Samuel naît muet, du moins c'est ce que pensent ses parents. Et c'est à travers ce prisme et son regard que le fil de sa vie se déroule, autour d'un sentiment étrange : celui de n'être que le spectateur de sa propre existence. En effet, du fait de son mutisme, Samuel ne parvient ni à interagir, ni à influer sur les événements auxquels il est confronté… Un subtil délice doux-amer.

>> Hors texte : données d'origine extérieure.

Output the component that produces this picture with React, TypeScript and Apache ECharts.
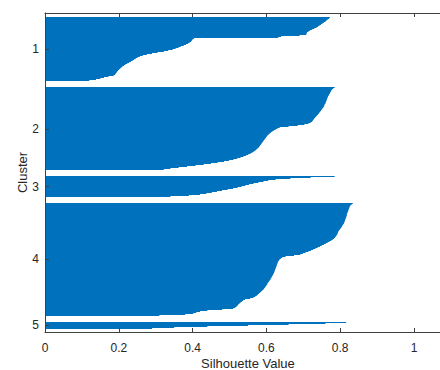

Être ou ne pas être acteur de sa vie ?

Qui est le spectateur de ce très beau roman graphique, réalisé en aplat d’un nuancier de noir, de vert de bleu ? Est-ce Samuel, l’enfant muet ou autiste, que nous voyons grandir et s’adapter au monde à travers son seul regard ? Est-ce nous, lecteurices, pris.e.s au piège de notre pulsion scopique qui ne sera jamais satisfaite dans son envie de voir et surtout de connaître les pensées de Samuel ? Est-ce ce père veuf, toxique et impuissant, incapable d'aimer, de comprendre et de veiller sur son fils différent et dont on suit la chute tout au long du récit ? Un ouvrage où l’on retrouve aussi l’humour, la dérision et l’humanité de l’auteur dans une atmosphère de douceur hypnotique.